▶ [Exercise brief]: Transcribe only the part of the material below that begins at the line containing "Generate a Python" and ends at the line containing "ax.bar([i + bw", with both kept and images left out.
****************************************
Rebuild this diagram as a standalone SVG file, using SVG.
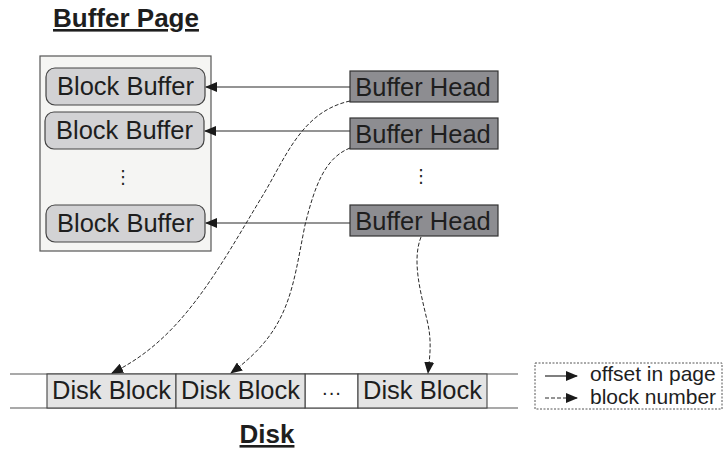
<svg xmlns="http://www.w3.org/2000/svg" width="727" height="452" viewBox="0 0 727 452">
  <style>
    text { font-family: "Liberation Sans", Arial, sans-serif; fill: #1e1e1e; }
    .title { font-size: 26px; font-weight: bold; text-decoration: underline; text-anchor: middle; }
    .lbl { font-size: 25.5px; text-anchor: middle; }
    .leg { font-size: 21px; }
    .page { fill: #f5f5f3; stroke: #555; stroke-width: 1.2; }
    .bb { fill: #d2d2d4; stroke: #444; stroke-width: 1.2; }
    .bh { fill: #8d8d91; stroke: #333; stroke-width: 1.2; }
    .db { fill: #e4e4e4; stroke: #444; stroke-width: 1.1; }
    .solid { fill: none; stroke: #2a2a2a; stroke-width: 1.2; marker-end: url(#ah); }
    .dash { fill: none; stroke: #2a2a2a; stroke-width: 1; stroke-dasharray: 4 2; marker-end: url(#ah); }
    .vdots { font-family: "DejaVu Sans", sans-serif; font-size: 18px; text-anchor: middle; }
  </style>
  <defs>
    <marker id="ah" markerWidth="12" markerHeight="10" refX="11" refY="5" orient="auto" markerUnits="userSpaceOnUse">
      <path d="M0,0 L12,5 L0,10 Z" fill="#1a1a1a"/>
    </marker>
  </defs>

  <rect width="727" height="452" fill="#ffffff"/>

  <!-- buffer page -->
  <g id="buffer-page">
    <text class="title" x="126" y="27">Buffer Page</text>
    <rect class="page" x="40" y="56" width="171" height="195"/>
    <text class="vdots" x="123" y="183">⋮</text>
  </g>
  <g id="block-buffer-1">
    <rect class="bb" x="46" y="68" width="159" height="37" rx="9"/>
    <text class="lbl" x="125.5" y="95">Block Buffer</text>
  </g>
  <g id="block-buffer-2">
    <rect class="bb" x="45" y="112" width="159" height="37" rx="9"/>
    <text class="lbl" x="124.5" y="139">Block Buffer</text>
  </g>
  <g id="block-buffer-3">
    <rect class="bb" x="46" y="205" width="159" height="37" rx="9"/>
    <text class="lbl" x="125.5" y="232">Block Buffer</text>
  </g>

  <!-- buffer heads -->
  <g id="buffer-head-1">
    <rect class="bh" x="350" y="71" width="148" height="31"/>
    <text class="lbl" x="423" y="96">Buffer Head</text>
  </g>
  <g id="buffer-head-2">
    <rect class="bh" x="350" y="118" width="148" height="31"/>
    <text class="lbl" x="423" y="143">Buffer Head</text>
  </g>
  <text class="vdots" x="421" y="182">⋮</text>
  <g id="buffer-head-3">
    <rect class="bh" x="350" y="205" width="148" height="31"/>
    <text class="lbl" x="423" y="230">Buffer Head</text>
  </g>

  <!-- disk -->
  <g id="disk">
    <line x1="10" y1="374" x2="518" y2="374" stroke="#555" stroke-width="1.2"/>
    <line x1="10" y1="408" x2="518" y2="408" stroke="#555" stroke-width="1.2"/>
    <rect x="305" y="374" width="53" height="34" fill="#ffffff" stroke="#444" stroke-width="1.1"/>
    <text class="lbl" x="331.5" y="399" style="font-size:20px">···</text>
    <text class="title" x="267" y="443">Disk</text>
  </g>
  <g id="disk-block-1">
    <rect class="db" x="47" y="374" width="129" height="34"/>
    <text class="lbl" x="111.5" y="399">Disk Block</text>
  </g>
  <g id="disk-block-2">
    <rect class="db" x="176" y="374" width="129" height="34"/>
    <text class="lbl" x="240.5" y="399">Disk Block</text>
  </g>
  <g id="disk-block-3">
    <rect class="db" x="358" y="374" width="129" height="34"/>
    <text class="lbl" x="422.5" y="399">Disk Block</text>
  </g>

  <!-- connectors -->
  <g id="connectors">
    <line class="solid" x1="350" y1="87" x2="206" y2="87"/>
    <line class="solid" x1="350" y1="131" x2="205" y2="131"/>
    <line class="solid" x1="350" y1="223" x2="206" y2="223"/>
    <path class="dash" d="M350,101 C300,112 285,160 260,200 C215,275 180,340 112,373"/>
    <path class="dash" d="M350,148 C325,158 315,185 305,225 C292,290 290,330 231,373"/>
    <path class="dash" d="M421,237 C412,260 420,290 427,320 C432,340 430,355 428,373"/>
  </g>

  <!-- legend -->
  <g id="legend">
    <rect x="535" y="363" width="187" height="46" fill="none" stroke="#555" stroke-width="1" stroke-dasharray="2 1.5"/>
    <line class="solid" x1="545" y1="376" x2="577" y2="376"/>
    <line class="dash" x1="545" y1="398" x2="577" y2="398"/>
    <text class="leg" x="590" y="381">offset in page</text>
    <text class="leg" x="590" y="404">block number</text>
  </g>
</svg>
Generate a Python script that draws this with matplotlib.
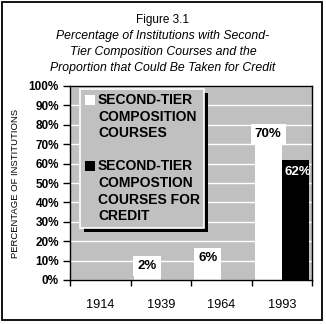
import matplotlib
matplotlib.use("Agg")
import matplotlib.pyplot as plt
from matplotlib.patches import Rectangle

years = ["1914", "1939", "1964", "1993"]
all_courses = [0, 2, 6, 70]
credit_courses = [0, 0, 0, 62]
all_labels = [None, "2%", "6%", "70%"]
credit_labels = [None, None, None, "62%"]
legend_labels = ["SECOND-TIER\nCOMPOSITION\nCOURSES",
                 "SECOND-TIER\nCOMPOSTION\nCOURSES FOR\nCREDIT"]
title_lines = ["Percentage of Institutions with Second-",
               "Tier Composition Courses and the",
               "Proportion that Could Be Taken for Credit"]

W, H = 326, 324
plt.rcParams["font.family"] = ["Liberation Sans", "DejaVu Sans"]
fig = plt.figure(figsize=(W / 100, H / 100), dpi=100)


def fx(x):
    return x / W


def fy(y):
    return 1 - y / H


# outer frame
fig.add_artist(Rectangle((fx(2), fy(320)), fx(320), (318) / H, transform=fig.transFigure,
                         fill=False, ec="black", lw=1.3))

fig.text(0.5, fy(20), "Figure 3.1", ha="center", va="center", fontsize=8.5)
for i, line in enumerate(title_lines):
    fig.text(0.5, fy(36 + 16 * i), line, ha="center", va="center", fontsize=8.8, style="italic")

ax = fig.add_axes([fx(70), fy(280), fx(242), 194 / H])
ax.set_facecolor("#c0c0c0")
x = list(range(len(years)))
bw = 0.45
ax.bar([i - bw / 2 for i in x], all_courses, width=bw, color="white", zorder=2)
ax.bar([i + bw / 2 for i in x], credit_courses, width=bw, color="black", zorder=2)

for i, (v, lab) in enumerate(zip(all_courses, all_labels)):
    if lab:
        ax.annotate(lab, (i - bw / 2, v), xytext=(0, 4), textcoords="offset pixels",
                    ha="center", va="bottom", fontsize=9.5, fontweight="bold", zorder=4,
                    bbox=dict(boxstyle="square,pad=0.32", fc="white", ec="none"))
for i, (v, lab) in enumerate(zip(credit_courses, credit_labels)):
    if lab:
        ax.annotate(lab, (i + bw / 2, v), xytext=(2, -6), textcoords="offset pixels",
                    ha="center", va="top", fontsize=9.5, fontweight="bold", color="white",
                    zorder=4)

ax.set_xlim(-0.5, 3.5)
ax.set_ylim(0, 100)
ax.set_yticks(range(0, 101, 10))
ax.set_yticklabels([f"{v}%" for v in range(0, 101, 10)], fontsize=8.5, fontweight="bold")
ax.yaxis.grid(True, color="white", lw=1)
ax.set_axisbelow(True)
ax.set_xticks([i - 0.5 for i in range(len(years) + 1)])
ax.set_xticklabels([])
ax.set_xticks(x, minor=True)
ax.set_xticklabels(years, minor=True, fontsize=9.2)
ax.tick_params(axis="x", which="minor", length=0, pad=14)
ax.tick_params(axis="x", which="major", length=4, direction="out", width=1)
ax.tick_params(axis="y", length=5, direction="out", width=1, pad=3)
for s in ax.spines.values():
    s.set_linewidth(1)
ax.set_ylabel("PERCENTAGE OF INSTITUTIONS", fontsize=6.8, labelpad=6)

# legend with shadow, drawn by hand
fig.add_artist(Rectangle((fx(84), fy(232)), fx(124), 139 / H, transform=fig.transFigure,
                         fc="black", ec="none", zorder=5))
fig.add_artist(Rectangle((fx(80), fy(228)), fx(124), 139 / H, transform=fig.transFigure,
                         fc="#c0c0c0", ec="white", lw=1.2, zorder=6))
for top, lab, col in zip([95, 161], legend_labels, ["white", "black"]):
    fig.add_artist(Rectangle((fx(85), fy(top + 10)), fx(10), 10 / H, transform=fig.transFigure,
                             fc=col, ec="none", zorder=7))
    fig.text(fx(98), fy(top - 2), lab, ha="left", va="top", fontsize=10, fontweight="bold",
             linespacing=1.25, zorder=7)

fig.savefig("out.png", dpi=100)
****************************************
▶ [Solved problem]:
Generate a Python script that draws this with matplotlib.
import matplotlib
matplotlib.use("Agg")
import matplotlib.pyplot as plt
from matplotlib.patches import Rectangle

years = ["1914", "1939", "1964", "1993"]
all_courses = [0, 2, 6, 70]
credit_courses = [0, 0, 0, 62]
all_labels = [None, "2%", "6%", "70%"]
credit_labels = [None, None, None, "62%"]
legend_labels = ["SECOND-TIER\nCOMPOSITION\nCOURSES",
                 "SECOND-TIER\nCOMPOSTION\nCOURSES FOR\nCREDIT"]
title_lines = ["Percentage of Institutions with Second-",
               "Tier Composition Courses and the",
               "Proportion that Could Be Taken for Credit"]

W, H = 326, 324
plt.rcParams["font.family"] = ["Liberation Sans", "DejaVu Sans"]
fig = plt.figure(figsize=(W / 100, H / 100), dpi=100)


def fx(x):
    return x / W


def fy(y):
    return 1 - y / H


# outer frame
fig.add_artist(Rectangle((fx(2), fy(320)), fx(320), (318) / H, transform=fig.transFigure,
                         fill=False, ec="black", lw=1.3))

fig.text(0.5, fy(20), "Figure 3.1", ha="center", va="center", fontsize=8.5)
for i, line in enumerate(title_lines):
    fig.text(0.5, fy(36 + 16 * i), line, ha="center", va="center", fontsize=8.8, style="italic")

ax = fig.add_axes([fx(70), fy(280), fx(242), 194 / H])
ax.set_facecolor("#c0c0c0")
x = list(range(len(years)))
bw = 0.45
ax.bar([i - bw / 2 for i in x], all_courses, width=bw, color="white", zorder=2)
ax.bar([i + bw / 2 for i in x], credit_courses, width=bw, color="black", zorder=2)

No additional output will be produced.